Increase of Number of Public TV Board Members Offered
Ruling party lawmakers tabled on July 27 a draft amendment to the law envisaging increasing number of members of public broadcaster’s board of trustees from nine to fifteen, citing the need to make the board more inclusive.
Four out of nine seats in the board remain vacant since April after four members resigned in protest over the public TV’s, what they called, biased coverage of political events in favor of the authorities. The current board, with its former members, was composed as a result of an informal deal between the authorities and the opposition in February, 2008.
MP Pavle Kublashvili, chairman of the parliamentary committee for legal issues, who is one of co-sponsors of the initiative, said that the proposal would help “to increase participation of civil society and journalists” in the work of the public broadcaster’s board.

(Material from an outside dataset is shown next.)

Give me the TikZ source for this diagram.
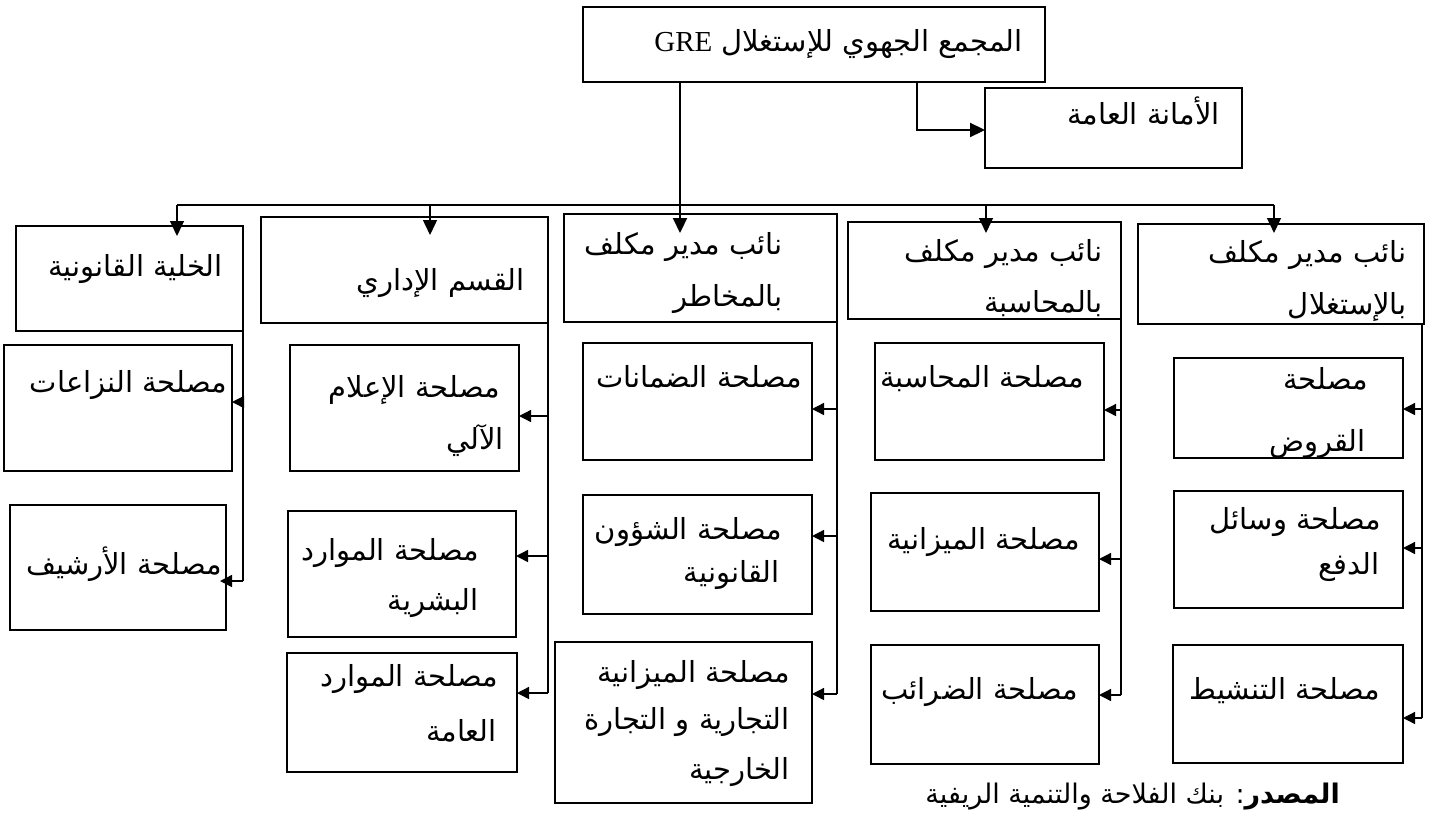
\documentclass[tikz,border=0pt]{standalone}
\usepackage{fontspec}
\usetikzlibrary{arrows.meta}
\newfontfamily\arabicfont[Script=Arabic]{DejaVu Sans}
\newfontfamily\latinfont{Liberation Serif}
\TeXXeTstate=1
% box given by its corners: name, x1, y1, x2, y2
\newcommand\orgbox[5]{\node[box, minimum width={#4-#2}, minimum height={#5-#3}] (#1) at ({(#2+#4)/2},{(#3+#5)/2}) {};}
% right-aligned label: name, right x, middle y, text
\newcommand\lbl[4]{\node[txt] (#1) at (#2,#3) {#4};}
\begin{document}
\begin{tikzpicture}[x=1pt,y=-1pt,
  box/.style={draw, line width=1.5pt, inner sep=0pt, outer sep=0pt},
  txt/.style={anchor=east, inner sep=0pt, yshift=-7pt, font=\arabicfont\fontsize{29}{34}\selectfont, text height=0.72em, text depth=0.28em},
  conn/.style={line width=1.4pt},
  darr/.style={conn, -{Triangle[length=15pt,width=14pt]}},
  larr/.style={conn, -{Triangle[length=12pt,width=12pt]}}]
\useasboundingbox (0,0) rectangle (1429,814);

% head office and general secretariat
\orgbox{top}{583}{7}{1045}{82}
\orgbox{sec}{985}{88}{1242}{168}
\node[txt, font=\arabicfont\fontsize{29}{34}\selectfont] (topt) at (1023,42) {\beginR المجمع الجهوي للإستغلال \beginL{\latinfont GRE}\endL\endR};
\lbl{sect}{1220}{115}{\beginR الأمانة العامة\endR}

% departments
\orgbox{h1}{16}{226}{243}{331}
\orgbox{h2}{261}{217}{548}{323}
\orgbox{h3}{564}{214}{837}{322}
\orgbox{h4}{848}{222}{1121}{319}
\orgbox{h5}{1138}{224}{1424}{324}
\lbl{h1t}{223}{267}{\beginR الخلية القانونية\endR}
\lbl{h2t}{525}{281}{\beginR القسم الإداري\endR}
\lbl{h3a}{783}{245}{\beginR نائب مدير مكلف\endR}
\lbl{h3b}{783}{297}{\beginR بالمخاطر\endR}
\lbl{h4a}{1103}{252}{\beginR نائب مدير مكلف\endR}
\lbl{h4b}{1103}{303}{\beginR بالمحاسبة\endR}
\lbl{h5a}{1407}{253}{\beginR نائب مدير مكلف\endR}
\lbl{h5b}{1407}{305}{\beginR بالإستغلال\endR}

% services
\orgbox{l1}{4}{345}{232}{471}
\orgbox{l2}{10}{505}{226}{630}
\orgbox{a1}{290}{345}{519}{471}
\orgbox{a2}{288}{511}{516}{637}
\orgbox{a3}{287}{653}{517}{772}
\orgbox{r1}{583}{343}{812}{460}
\orgbox{r2}{583}{495}{812}{614}
\orgbox{r3}{555}{642}{812}{803}
\orgbox{c1}{875}{343}{1104}{460}
\orgbox{c2}{871}{493}{1099}{611}
\orgbox{c3}{871}{645}{1099}{764}
\orgbox{e1}{1174}{358}{1403}{458}
\orgbox{e2}{1174}{491}{1403}{608}
\orgbox{e3}{1173}{645}{1403}{763}

\lbl{l1t}{227}{383}{\beginR مصلحة النزاعات\endR}
\lbl{l2t}{222}{565}{\beginR مصلحة الأرشيف\endR}
\lbl{a1a}{500}{388}{\beginR مصلحة الإعلام\endR}
\lbl{a1b}{504}{440}{\beginR الآلي\endR}
\lbl{a2a}{479}{551}{\beginR مصلحة الموارد\endR}
\lbl{a2b}{479}{601}{\beginR البشرية\endR}
\lbl{a3a}{498}{677}{\beginR مصلحة الموارد\endR}
\lbl{a3b}{497}{732}{\beginR العامة\endR}
\lbl{r1t}{802}{378}{\beginR مصلحة الضمانات\endR}
\lbl{r2a}{782}{530}{\beginR مصلحة الشؤون\endR}
\lbl{r2b}{780}{573}{\beginR القانونية\endR}
\lbl{r3a}{790}{673}{\beginR مصلحة الميزانية\endR}
\lbl{r3b}{790}{720}{\beginR التجارية و التجارة\endR}
\lbl{r3c}{790}{770}{\beginR الخارجية\endR}
\lbl{c1t}{1084}{378}{\beginR مصلحة المحاسبة\endR}
\lbl{c2t}{1080}{540}{\beginR مصلحة الميزانية\endR}
\lbl{c3t}{1078}{690}{\beginR مصلحة الضرائب\endR}
\lbl{e1a}{1368}{380}{\beginR مصلحة\endR}
\lbl{e1b}{1366}{442}{\beginR القروض\endR}
\lbl{e2a}{1381}{520}{\beginR مصلحة وسائل\endR}
\lbl{e2b}{1380}{565}{\beginR الدفع\endR}
\lbl{e3t}{1380}{690}{\beginR مصلحة التنشيط\endR}

% source line
\node[txt, yshift=3pt, font=\arabicfont\fontsize{27}{32}\selectfont] (src) at (1340,797) {\beginR\textbf{المصدر}: بنك الفلاحة والتنمية الريفية\endR};

% head office to secretariat
\coordinate (s0) at (847,82);
\coordinate (s1) at (917,130);
\draw[line width=2.2pt, -{Triangle[length=15pt,width=14pt]}] (s0) -- (top.south -| s1) -- (s1) -- (sec.west |- s1);

% distribution bar
\coordinate (d1) at (177,205);
\coordinate (d2) at (430,205);
\coordinate (d3) at (680,205);
\coordinate (d4) at (986,205);
\coordinate (d5) at (1274,205);
\draw[conn] (d1) -- (d5);
\draw[darr, line width=2.2pt] (top.south -| d3) -- (d3 |- 0,233);
\draw[darr] (d1) -- (d1 |- 0,236);
\draw[darr] (d2) -- (d2 |- 0,235);
\draw[darr] (d4) -- (d4 |- 0,233);
\draw[darr] (d5) -- (d5 |- 0,233);

% spines from each department to its services
\draw[conn] (h1.south east) -- (h1.east |- 0,581);
\draw[larr] (h1.east |- 0,402) -- (l1.east |- 0,402);
\draw[larr] (h1.east |- 0,581) -- ([xshift=-6pt]l2.east |- 0,581);

\draw[conn] (h2.south east) -- (h2.east |- 0,693);
\draw[larr] (h2.east |- 0,416) -- (a1.east |- 0,416);
\draw[larr] (h2.east |- 0,556) -- (a2.east |- 0,556);
\draw[larr] (h2.east |- 0,693) -- (a3.east |- 0,693);

\draw[conn] (h3.south east) -- (h3.east |- 0,694);
\draw[larr] (h3.east |- 0,409) -- (r1.east |- 0,409);
\draw[larr] (h3.east |- 0,536) -- (r2.east |- 0,536);
\draw[larr] (h3.east |- 0,694) -- (r3.east |- 0,694);

\draw[conn] (h4.south east) -- (h4.east |- 0,695);
\draw[larr] (h4.east |- 0,410) -- (c1.east |- 0,410);
\draw[larr] (h4.east |- 0,559) -- (c2.east |- 0,559);
\draw[larr] (h4.east |- 0,695) -- (c3.east |- 0,695);

\coordinate (sp5) at (1422,324);
\draw[conn] (sp5) -- (sp5 |- 0,718);
\draw[larr] (sp5 |- 0,409) -- (e1.east |- 0,409);
\draw[larr] (sp5 |- 0,548) -- (e2.east |- 0,548);
\draw[larr] (sp5 |- 0,718) -- (e3.east |- 0,718);
\end{tikzpicture}
\end{document}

In his speech to the Parliament on July 20, President Saakashvili offered the opposition to re-arrange the current board of public broadcaster, wherein four seats would be allocated to members nominated by the authorities and four seats to the opposition-nominated persons. The remaining one seat, Saakashvili said, would go to a civil society representative.
“We should make these amendments within the next 90 days,” he said.
He also said that the proposal to give one seat to a representative of the civil society aimed at gradual “depolitization” of the public broadcaster. Saakashvili did not mention in his address plans about increasing number of board members.